A bitter critic of the Congress till the end, Farooqui neverthless used to ackowledge its all-India presence and grip over the masses. Even in his last speech he did not mince words to criticise the Congress. He said the Congress advocacy for single-party rule was a sign of sheer frustration but that it would never get back to power in the near future.

 

His successful, though low pfofile, political career began in the late 1930s with the All India Students Federation (AISF). He was one of the delegates at the first meeting of the AISF, which Jawaharlal Nehru and Mohammad Ali Jinnah too attended.
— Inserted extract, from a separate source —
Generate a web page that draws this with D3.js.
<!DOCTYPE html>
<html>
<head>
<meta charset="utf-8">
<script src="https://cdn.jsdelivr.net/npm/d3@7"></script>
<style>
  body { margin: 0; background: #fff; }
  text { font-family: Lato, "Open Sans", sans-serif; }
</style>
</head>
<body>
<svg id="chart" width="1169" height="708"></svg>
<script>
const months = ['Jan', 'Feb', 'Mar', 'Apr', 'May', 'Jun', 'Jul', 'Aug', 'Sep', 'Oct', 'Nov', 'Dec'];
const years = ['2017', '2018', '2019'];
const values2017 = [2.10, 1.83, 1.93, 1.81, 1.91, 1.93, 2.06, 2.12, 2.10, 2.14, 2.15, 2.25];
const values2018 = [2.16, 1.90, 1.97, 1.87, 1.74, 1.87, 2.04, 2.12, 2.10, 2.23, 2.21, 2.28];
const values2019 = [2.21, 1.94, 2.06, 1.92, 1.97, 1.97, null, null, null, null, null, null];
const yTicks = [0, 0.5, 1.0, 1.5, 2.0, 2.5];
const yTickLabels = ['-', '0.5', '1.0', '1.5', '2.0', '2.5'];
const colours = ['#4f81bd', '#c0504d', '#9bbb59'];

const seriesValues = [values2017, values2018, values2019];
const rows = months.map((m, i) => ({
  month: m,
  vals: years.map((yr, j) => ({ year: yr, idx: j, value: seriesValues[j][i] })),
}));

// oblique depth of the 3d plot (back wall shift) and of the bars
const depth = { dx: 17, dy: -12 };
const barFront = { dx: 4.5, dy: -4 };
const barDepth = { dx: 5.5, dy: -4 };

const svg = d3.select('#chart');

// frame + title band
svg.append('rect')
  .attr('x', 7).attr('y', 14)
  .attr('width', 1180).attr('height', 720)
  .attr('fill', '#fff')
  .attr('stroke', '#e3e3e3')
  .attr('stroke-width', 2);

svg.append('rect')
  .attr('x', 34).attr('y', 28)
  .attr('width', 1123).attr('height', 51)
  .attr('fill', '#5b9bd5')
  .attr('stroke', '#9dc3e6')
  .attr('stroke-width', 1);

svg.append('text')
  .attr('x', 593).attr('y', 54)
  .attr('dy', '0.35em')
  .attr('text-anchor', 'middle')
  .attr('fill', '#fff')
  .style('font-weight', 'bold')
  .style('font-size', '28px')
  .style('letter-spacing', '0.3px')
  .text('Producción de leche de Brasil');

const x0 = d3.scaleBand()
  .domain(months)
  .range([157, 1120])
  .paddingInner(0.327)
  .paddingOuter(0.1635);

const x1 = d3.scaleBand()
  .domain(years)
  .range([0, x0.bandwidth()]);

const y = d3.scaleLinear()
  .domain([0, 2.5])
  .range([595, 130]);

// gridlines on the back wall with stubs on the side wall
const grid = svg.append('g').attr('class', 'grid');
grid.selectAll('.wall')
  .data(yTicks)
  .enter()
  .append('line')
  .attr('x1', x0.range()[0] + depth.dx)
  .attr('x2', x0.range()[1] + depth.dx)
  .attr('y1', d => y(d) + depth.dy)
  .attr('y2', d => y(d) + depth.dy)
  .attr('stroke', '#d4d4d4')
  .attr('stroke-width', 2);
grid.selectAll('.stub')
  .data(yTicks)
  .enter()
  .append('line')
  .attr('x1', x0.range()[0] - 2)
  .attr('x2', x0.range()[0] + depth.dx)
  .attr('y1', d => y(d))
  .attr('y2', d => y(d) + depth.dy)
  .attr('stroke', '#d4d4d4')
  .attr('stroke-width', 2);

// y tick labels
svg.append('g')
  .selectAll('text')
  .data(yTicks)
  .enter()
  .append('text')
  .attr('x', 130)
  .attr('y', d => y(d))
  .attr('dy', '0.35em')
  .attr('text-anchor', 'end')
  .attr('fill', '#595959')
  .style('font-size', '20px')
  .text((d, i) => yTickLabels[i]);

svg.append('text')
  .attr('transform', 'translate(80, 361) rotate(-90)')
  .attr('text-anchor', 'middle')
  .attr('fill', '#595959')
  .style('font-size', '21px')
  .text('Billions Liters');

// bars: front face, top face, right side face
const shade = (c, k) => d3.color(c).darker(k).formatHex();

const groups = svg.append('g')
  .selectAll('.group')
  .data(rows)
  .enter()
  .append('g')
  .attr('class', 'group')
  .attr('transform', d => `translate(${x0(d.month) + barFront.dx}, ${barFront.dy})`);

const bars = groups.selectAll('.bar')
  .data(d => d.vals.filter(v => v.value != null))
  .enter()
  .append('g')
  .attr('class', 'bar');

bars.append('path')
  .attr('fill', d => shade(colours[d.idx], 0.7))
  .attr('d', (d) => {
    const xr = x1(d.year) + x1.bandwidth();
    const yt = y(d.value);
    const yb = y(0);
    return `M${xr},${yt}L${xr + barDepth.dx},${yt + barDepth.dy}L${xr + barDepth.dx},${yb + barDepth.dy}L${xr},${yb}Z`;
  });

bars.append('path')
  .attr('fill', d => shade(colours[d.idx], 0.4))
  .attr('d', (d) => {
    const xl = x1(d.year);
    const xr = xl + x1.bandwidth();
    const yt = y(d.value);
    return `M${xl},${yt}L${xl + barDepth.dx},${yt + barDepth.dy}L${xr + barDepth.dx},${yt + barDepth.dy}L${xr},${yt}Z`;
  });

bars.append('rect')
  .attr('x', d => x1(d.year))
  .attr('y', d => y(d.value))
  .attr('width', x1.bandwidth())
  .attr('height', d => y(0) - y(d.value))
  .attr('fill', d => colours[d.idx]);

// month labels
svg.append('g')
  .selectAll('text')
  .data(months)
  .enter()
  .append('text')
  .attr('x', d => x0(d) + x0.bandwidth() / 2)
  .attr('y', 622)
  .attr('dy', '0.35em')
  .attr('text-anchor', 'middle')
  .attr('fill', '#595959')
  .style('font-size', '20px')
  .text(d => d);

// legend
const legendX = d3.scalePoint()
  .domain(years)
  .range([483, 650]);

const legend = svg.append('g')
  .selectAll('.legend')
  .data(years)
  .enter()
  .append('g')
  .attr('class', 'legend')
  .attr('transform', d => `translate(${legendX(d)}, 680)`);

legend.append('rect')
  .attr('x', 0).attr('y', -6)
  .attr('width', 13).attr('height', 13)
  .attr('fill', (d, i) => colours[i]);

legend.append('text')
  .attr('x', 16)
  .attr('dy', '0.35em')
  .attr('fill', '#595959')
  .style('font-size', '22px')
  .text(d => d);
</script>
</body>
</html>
He became the general secretary of the AISF in 1940. Prime Minister IK Gujral was then the secretary of its Punjab unit and the two shared a close relationship to the last.

Farooqui served the CPI in various capacities since 1940. He joined the party central executive in 1972 and served as the party national secretary since 1981.

Almost five decades after he completed his post-graduation from the Delhi University, Farooqi was given back his degree. It had been taken away by the British because he organised a strike to protest against the arrest of national leaders like Jawaharlal Nehru in the early 1940s.

Farooqui, then a student at the St Stephens College, was expelled from the university for organising that strike by the then Vice Chancellor, Maurice Gwyer. The degree was restored to him in 1989 at a special convocation presided over by former president Shankar Dayal Sharma.

Born on March 15, 1920 at Ambehta in Saharanpur district of Uttar Pradesh, Farooqi was inspired by the Marxist ideology early in his student life. Revolutionary to the core, Farooqui had to put up with social ostracism quite early in his life, when he decided to marry a Hindu. His widow, Vimla Farooqui, is a well-known womens activist.